Kiva: making microfinance personal
Saturday, August 30, 2008 at 02:43PM Everyone has seen charity advertising that uses images of unfortunate people in difficult situations. Sometimes we react to these images by donating, yet often we react by shutting the images out, thinking “these people are fake examples, and my money will be wasted by the organisation before it gets to a needy person.”
If the last quote sounds like you, check out Kiva.
Kiva is a brilliant concept: Connect people who are trying to escape poverty directly with people who care - and who can afford small donations or investments to help others. This is ‘microfinance’ or ‘micro-lending’ - arranging tiny loans to real people who can’t get finance or credit from any traditional source.
At Kiva you can see a list of people and groups, located in countries around the world.

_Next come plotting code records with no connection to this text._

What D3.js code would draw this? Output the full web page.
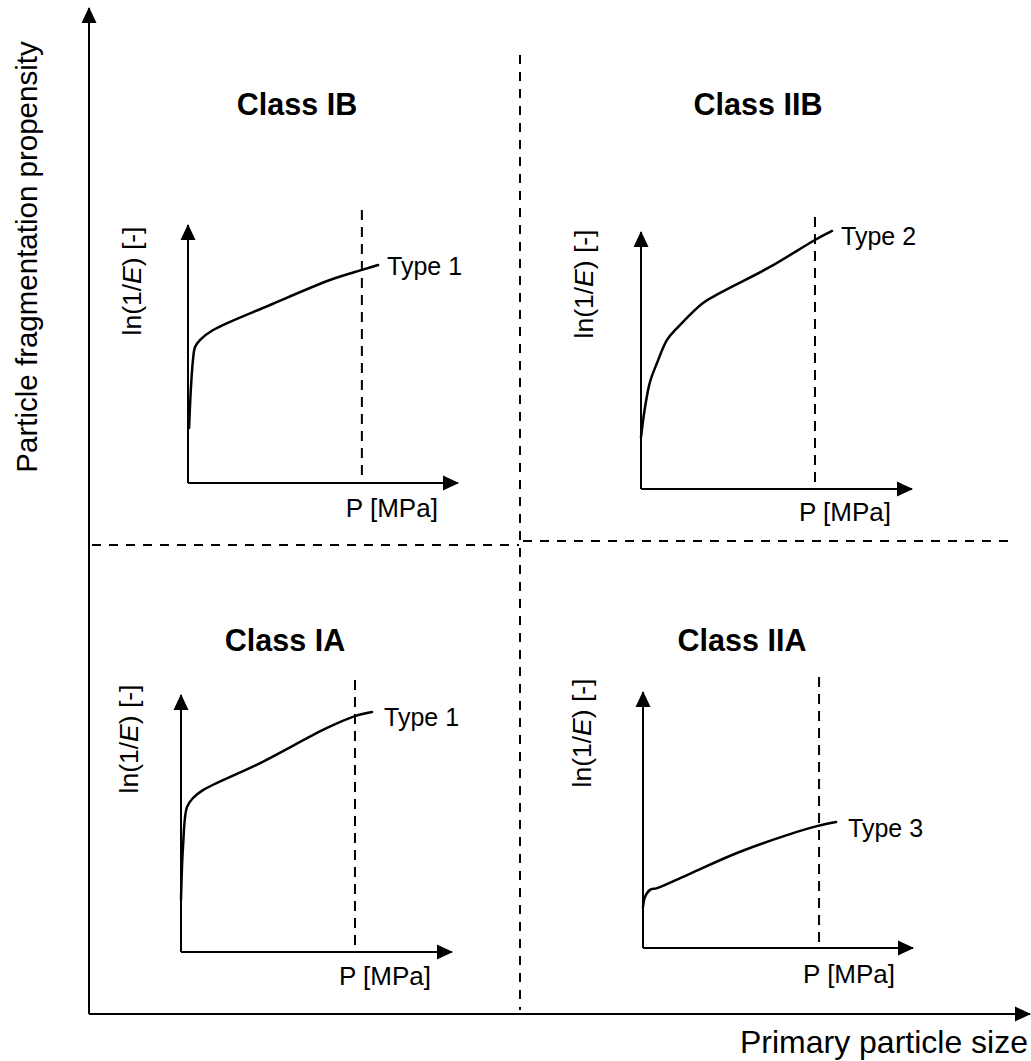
<!DOCTYPE html>
<html>
<head>
<meta charset="utf-8">
<script src="https://cdn.jsdelivr.net/npm/d3@7"></script>
<style>
  html, body { margin: 0; padding: 0; background: #fff; }
  svg text { font-family: "Liberation Sans", Arial, sans-serif; fill: #000; }
</style>
</head>
<body>
<svg id="chart" width="1031" height="1061"></svg>
<script>
// ---------------- data ----------------
const classTitles = ["Class IB", "Class IIB", "Class IA", "Class IIA"];
const curveTypes = ["Type 1", "Type 2", "Type 1", "Type 3"];
const xAxisLabel = "P [MPa]";
const mainXLabel = "Primary particle size";
const mainYLabel = "Particle fragmentation propensity";

// schematic curves: pressure (arbitrary units 0-100) vs ln(1/E) (arbitrary units 0-100)
const pressureIB  = [0.4, 1.1, 1.85, 2.6, 4.4, 9.3, 30.4, 52.6, 64.4, 70.4];
const lnInvEIB    = [21.3, 37.2, 47.7, 52.7, 55.4, 59.3, 69.0, 78.7, 82.6, 84.5];
const pressureIIB = [0, 1.5, 3.3, 5.9, 9.6, 13.3, 22.9, 29.2, 47.6, 64.2, 70.5];
const lnInvEIIB   = [20.2, 31.9, 41.6, 49.0, 58.0, 62.6, 72.4, 76.3, 86.4, 96.9, 100.4];
const pressureIA  = [0, 0.74, 2.2, 4.4, 8.1, 29.2, 53.9, 64.2, 70.5];
const lnInvEIA    = [20.2, 40.9, 56.4, 59.9, 63.0, 73.5, 87.2, 91.8, 93.4];
const pressureIIA = [0, 0.74, 2.6, 5.2, 16.3, 34.8, 53.3, 64.8, 71.5];
const lnInvEIIA   = [16.0, 19.9, 22.7, 23.4, 28.5, 37.1, 44.1, 47.7, 49.2];
// reference pressure marked by the dashed vertical line in each panel
const refPressure = [64.4, 64.2, 64.2, 65.2];

const seriesP = [pressureIB, pressureIIB, pressureIA, pressureIIA];
const seriesL = [lnInvEIB, lnInvEIIB, lnInvEIA, lnInvEIIA];

// ---------------- layout ----------------
const panelLayout = [
  { x0: 188, y0: 483, w: 270, h: 258, dashTop: 210, titleX: 297, titleY: 115, lnX: 141, lnY: 281, pY: 517, typeDx: 9, typeDy: 10 },
  { x0: 641, y0: 489, w: 271, h: 257, dashTop: 217, titleX: 758, titleY: 115, lnX: 593, lnY: 284, pY: 521, typeDx: 9, typeDy: 14 },
  { x0: 181, y0: 952, w: 271, h: 257, dashTop: 680, titleX: 285, titleY: 651, lnX: 138, lnY: 739, pY: 985, typeDx: 12, typeDy: 14 },
  { x0: 643, y0: 948, w: 270, h: 256, dashTop: 677, titleX: 742, titleY: 651, lnX: 591, lnY: 733, pY: 983, typeDx: 12, typeDy: 15 }
];

const svg = d3.select("#chart");

// arrowhead marker
const defs = svg.append("defs");
defs.append("marker")
  .attr("id", "arrow")
  .attr("viewBox", "0 0 16 16")
  .attr("refX", 15).attr("refY", 8)
  .attr("markerWidth", 16).attr("markerHeight", 16)
  .attr("markerUnits", "userSpaceOnUse")
  .attr("orient", "auto")
  .append("path")
  .attr("d", "M0,0.5 L16,8 L0,15.5 Z")
  .attr("fill", "#000");

// ---------------- main axes ----------------
const mainX = d3.scaleLinear().domain([0, 1]).range([89, 1030]);
const mainY = d3.scaleLinear().domain([0, 1]).range([1014, 8]);

svg.append("line")
  .attr("x1", mainX(0)).attr("y1", mainY(0))
  .attr("x2", mainX(0)).attr("y2", mainY(1))
  .attr("stroke", "#000").attr("stroke-width", 2)
  .attr("marker-end", "url(#arrow)");
svg.append("line")
  .attr("x1", mainX(0)).attr("y1", mainY(0))
  .attr("x2", mainX(1)).attr("y2", mainY(0))
  .attr("stroke", "#000").attr("stroke-width", 2)
  .attr("marker-end", "url(#arrow)");

svg.append("text")
  .attr("transform", "translate(37,257) rotate(-90)")
  .attr("text-anchor", "middle")
  .attr("font-size", 29.5)
  .text(mainYLabel);
svg.append("text")
  .attr("x", 1028).attr("y", 1053)
  .attr("text-anchor", "end")
  .attr("font-size", 32)
  .text(mainXLabel);

// quadrant dividers
const divider = { stroke: "#000", width: 2, dash: "9,8" };
svg.append("line")
  .attr("x1", 520).attr("y1", 55).attr("x2", 520).attr("y2", 1010)
  .attr("stroke", divider.stroke).attr("stroke-width", divider.width)
  .attr("stroke-dasharray", divider.dash);
svg.append("line")
  .attr("x1", 92).attr("y1", 545).attr("x2", 519).attr("y2", 545)
  .attr("stroke", divider.stroke).attr("stroke-width", divider.width)
  .attr("stroke-dasharray", divider.dash);
svg.append("line")
  .attr("x1", 523).attr("y1", 541).attr("x2", 1012).attr("y2", 541)
  .attr("stroke", divider.stroke).attr("stroke-width", divider.width)
  .attr("stroke-dasharray", divider.dash);

// ---------------- panels ----------------
panelLayout.forEach((L, i) => {
  const x = d3.scaleLinear().domain([0, 100]).range([L.x0, L.x0 + L.w]);
  const y = d3.scaleLinear().domain([0, 100]).range([L.y0, L.y0 - L.h]);
  const g = svg.append("g");

  // axes
  g.append("line")
    .attr("x1", x(0)).attr("y1", y(0)).attr("x2", x(0)).attr("y2", y(100))
    .attr("stroke", "#000").attr("stroke-width", 2)
    .attr("marker-end", "url(#arrow)");
  g.append("line")
    .attr("x1", x(0)).attr("y1", y(0)).attr("x2", x(100)).attr("y2", y(0))
    .attr("stroke", "#000").attr("stroke-width", 2)
    .attr("marker-end", "url(#arrow)");

  // reference pressure dashed line
  g.append("line")
    .attr("x1", x(refPressure[i])).attr("y1", L.dashTop)
    .attr("x2", x(refPressure[i])).attr("y2", y(0))
    .attr("stroke", "#000").attr("stroke-width", 2)
    .attr("stroke-dasharray", "10,7");

  // curve
  const pts = seriesP[i].map((p, k) => [p, seriesL[i][k]]);
  const line = d3.line()
    .x(d => x(d[0])).y(d => y(d[1]))
    .curve(d3.curveCatmullRom.alpha(0.5));
  g.append("path")
    .datum(pts)
    .attr("d", line)
    .attr("fill", "none")
    .attr("stroke", "#000")
    .attr("stroke-width", 2.5)
    .attr("stroke-linejoin", "round")
    .attr("stroke-linecap", "round");

  const last = pts[pts.length - 1];
  g.append("text")
    .attr("x", x(last[0]) + L.typeDx)
    .attr("y", y(last[1]) + L.typeDy)
    .attr("font-size", 25)
    .text(curveTypes[i]);

  // titles and labels
  g.append("text")
    .attr("x", L.titleX).attr("y", L.titleY)
    .attr("text-anchor", "middle")
    .attr("font-size", 30.5)
    .attr("font-weight", "bold")
    .text(classTitles[i]);

  g.append("text")
    .attr("x", x(refPressure[i]) + 30).attr("y", L.pY)
    .attr("text-anchor", "middle")
    .attr("font-size", 26)
    .text(xAxisLabel);

  const ln = g.append("text")
    .attr("transform", `translate(${L.lnX},${L.lnY}) rotate(-90)`)
    .attr("text-anchor", "middle")
    .attr("font-size", 26.5);
  ln.append("tspan").text("ln(1/");
  ln.append("tspan").attr("font-style", "italic").text("E");
  ln.append("tspan").text(") [-]");
});
</script>
</body>
</html>
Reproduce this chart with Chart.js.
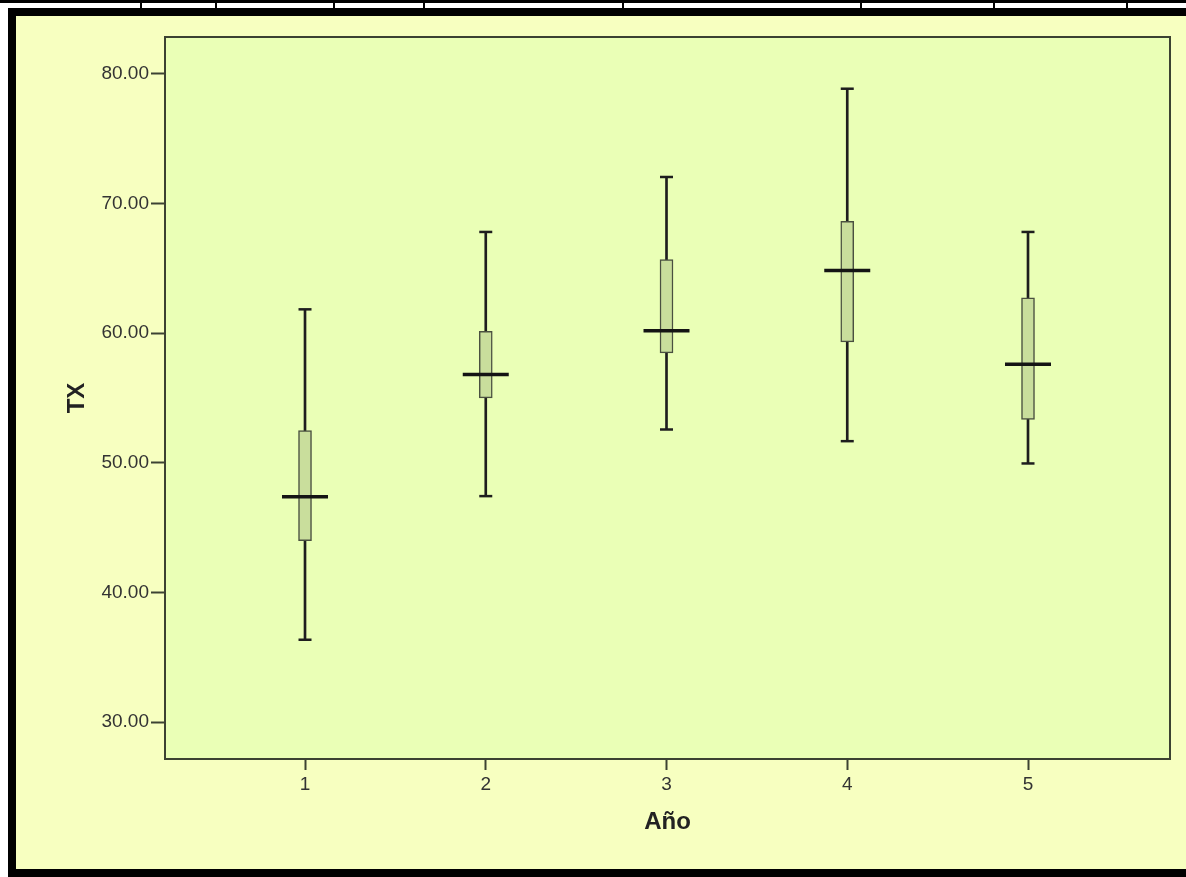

Each one has a story and is asking for a specific amount of money to help complete a project or goal.
You can simply register at Kiva, then start contributing to small loans for the people whose stories, locations, ambitions or situations are interesting to you. Later you can see the difference that your involvement makes, via updates from the recipient.
If you are not one to give hand-outs to people in need (for whatever bizarre reason), note that Kiva is not about pure charity: the transactions are loans. When the loan is repayed, you can reinvest - possibly with the same borrower who has already proved that your investment and their efforts were not fruitless.